What is the rough total addressable market
Top-down context:
The broader robotics industry is on the order of tens of billions of dollars (e.g., ~US$45B in 2024), with robotics software estimated around ~US$20B. Adjacent slices relevant to Ember today include machine‑vision (~US$5.6B total, with software a few hundred million) and robot fleet‑management software (~US$1.35B in 2023) (ABI GMI Interact Analysis GIS).
Bottom-up calculation:
Near‑term, Ember maps to camera/vision diagnostics plus fleet QA/diagnostics.

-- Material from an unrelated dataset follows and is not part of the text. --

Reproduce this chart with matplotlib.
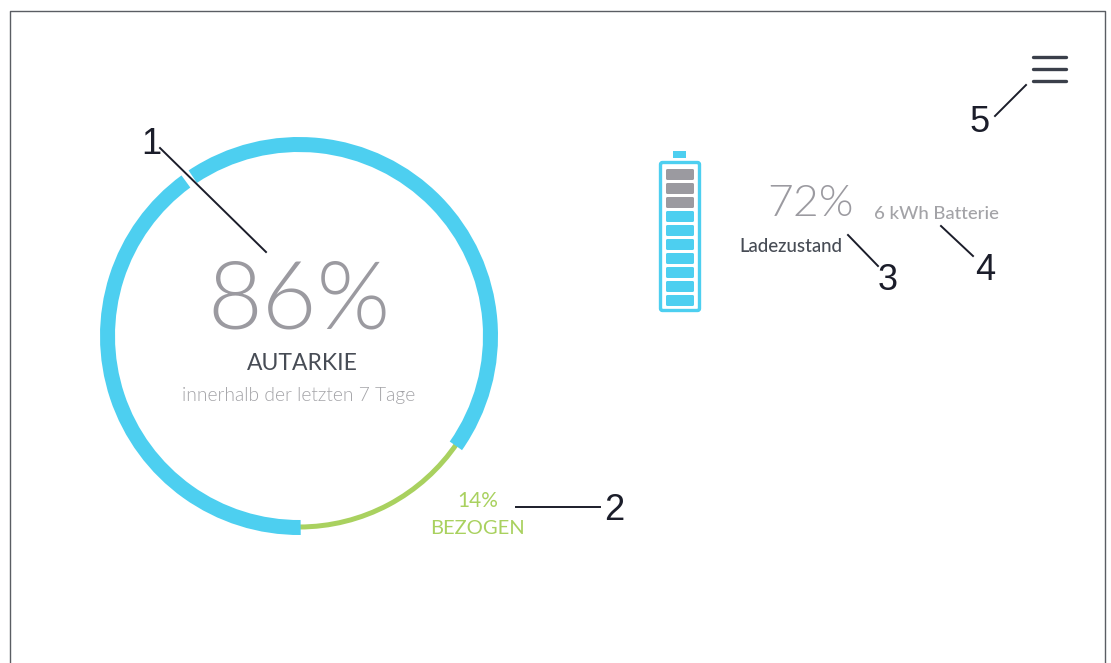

Using published estimates, a conservative pool is ~US$1.8B today: ~US$0.5B for machine‑vision software (approximating the “few hundred million” cited) plus ~US$1.35B for robot fleet‑management software (Interact Analysis GIS).
Assumptions:
- Machine‑vision software is approximated at ~US$0.5B based on “few hundred million” guidance; figure rounded for simplicity.

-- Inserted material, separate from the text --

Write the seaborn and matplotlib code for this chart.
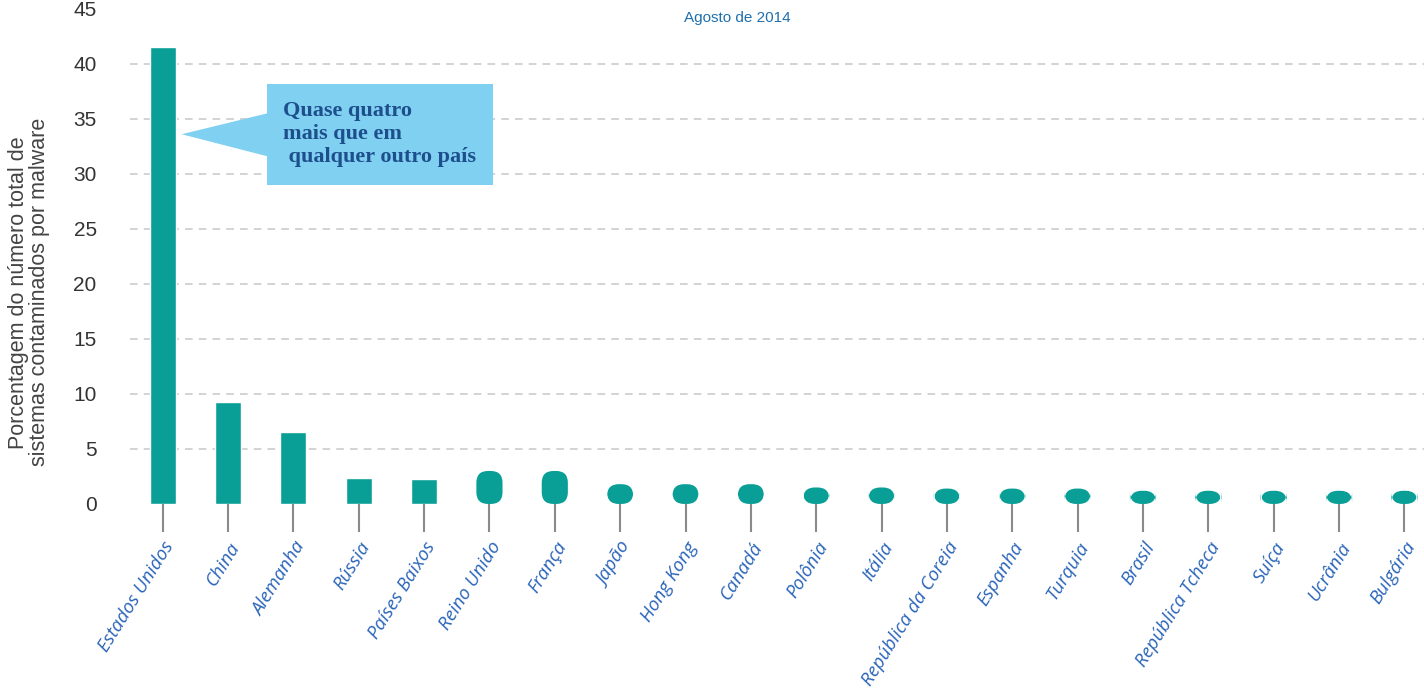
import matplotlib
matplotlib.use('Agg')
import matplotlib.pyplot as plt
import seaborn as sns
import pandas as pd
from matplotlib.patches import FancyBboxPatch, Polygon

# data
countries = ['Estados Unidos', 'China', 'Alemanha', 'Rússia', 'Países Baixos',
             'Reino Unido', 'França', 'Japão', 'Hong Kong', 'Canadá',
             'Polônia', 'Itália', 'República da Coreia', 'Espanha', 'Turquia',
             'Brasil', 'República Tcheca', 'Suíça', 'Ucrânia', 'Bulgária']
share = [41.5, 9.3, 6.5, 2.4, 2.3,
         3.0, 3.0, 1.8, 1.8, 1.8,
         1.5, 1.5, 1.4, 1.4, 1.4,
         1.2, 1.2, 1.2, 1.2, 1.2]
rounded = [False] * 5 + [True] * 15
yticks = [0, 5, 10, 15, 20, 25, 30, 35, 40, 45]

df = pd.DataFrame({'pais': countries, 'pct': share})

sns.set_style('white')
plt.rcParams['font.family'] = ['Liberation Sans', 'DejaVu Sans']

teal = '#0a9f96'
fig = plt.figure(figsize=(14.24, 6.96), dpi=100)
ax = fig.add_axes([130 / 1424, 0.2759, 1 - 130 / 1424, 1 - 0.2759])

sns.barplot(data=df, x='pais', y='pct', order=countries, color=teal,
            saturation=1, width=0.4, ax=ax)

ax.set_xlim(-0.5, 19.3)
ax.set_ylim(0, 45.8)

# small values are drawn as rounded blobs in the original
px_x = 1294 / 19.8
px_y = 504 / 45.8
for patch, rnd in zip(list(ax.patches), rounded):
    if not rnd:
        continue
    x, w, h = patch.get_x(), patch.get_width(), patch.get_height()
    patch.remove()
    ax.add_patch(FancyBboxPatch((x, 0), w, h,
                                boxstyle='round,pad=0,rounding_size=%f' % (w * 0.45),
                                mutation_aspect=px_x / px_y,
                                facecolor=teal, edgecolor='none'))

# dashed grid (5..40)
for v in yticks[1:-1]:
    ax.axhline(v, color='#c8c8c8', lw=1.1, ls=(0, (5, 4)), zorder=0)

for s in ax.spines.values():
    s.set_visible(False)

ax.set_yticks(yticks)
ax.tick_params(axis='y', length=0, pad=24, labelsize=15, labelcolor='#333333')
ax.tick_params(axis='x', length=20, width=1.5, color='#8a8a8a', pad=5, bottom=True)
ax.set_xticks(range(len(countries)))
ax.set_xticklabels(countries, rotation=58, ha='right', rotation_mode='anchor',
                   fontsize=13.5, color='#2a64b8', style='italic',
                   family=['Open Sans', 'DejaVu Sans'])
ax.set_xlabel('')
ax.set_ylabel('Porcentagem do número total de\nsistemas contaminados por malware',
              fontsize=15.5, color='#444444', linespacing=1.0)
ax.yaxis.set_label_coords(-0.062, 0.42)

fig.text(737 / 1424, 1 - 18 / 696, 'Agosto de 2014', ha='center', va='center',
         fontsize=11, color='#1f6fad')

# callout box
box_color = '#80d0f2'
ax.add_patch(Polygon([(0.29, 33.6), (1.6, 35.5), (1.6, 31.6)], closed=True,
                     facecolor=box_color, edgecolor='none', zorder=3))
ax.add_patch(plt.Rectangle((1.59, 29.0), 3.46, 9.2, facecolor=box_color,
                           edgecolor='none', zorder=3))
ax.text(1.84, 33.6, 'Quase quatro\nmais que em\n qualquer outro país',
        ha='left', va='center', fontsize=16, fontweight='bold',
        color='#1d4f8c', family=['Liberation Serif', 'DejaVu Serif'],
        linespacing=1.2, zorder=4)

plt.savefig('out.png', dpi=100)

- Overlap between machine‑vision software and fleet‑management software is limited for the near‑term Ember use case; combined figure is directional, not additive across all vendors.
- Adoption depends on per‑device agent + cloud pricing and who buys (OEM, integrator, or end user); install base is not directly equal to software spend.
Who are some of their notable competitors
- Formant: Robot data and operations platform used for fleet telemetry, analytics, and remote operations; competes for fleet monitoring and debugging workflows.
- InOrbit: Robot operations software for multi‑vendor fleets, providing telemetry, monitoring, and orchestration across deployments.
- Freedom Robotics: Fleet management and monitoring tools for robots, including cloud and on‑device software to operate and support heterogeneous fleets.
- Foxglove: Developer tooling for robotics data (logs, sensors, visualization) that teams use to inspect and debug multimodal telemetry during development and testing.
- Memfault: Device observability for embedded systems (crash reporting, metrics, OTA); adjacent competitor for on‑device diagnostics even if not robotics‑specific.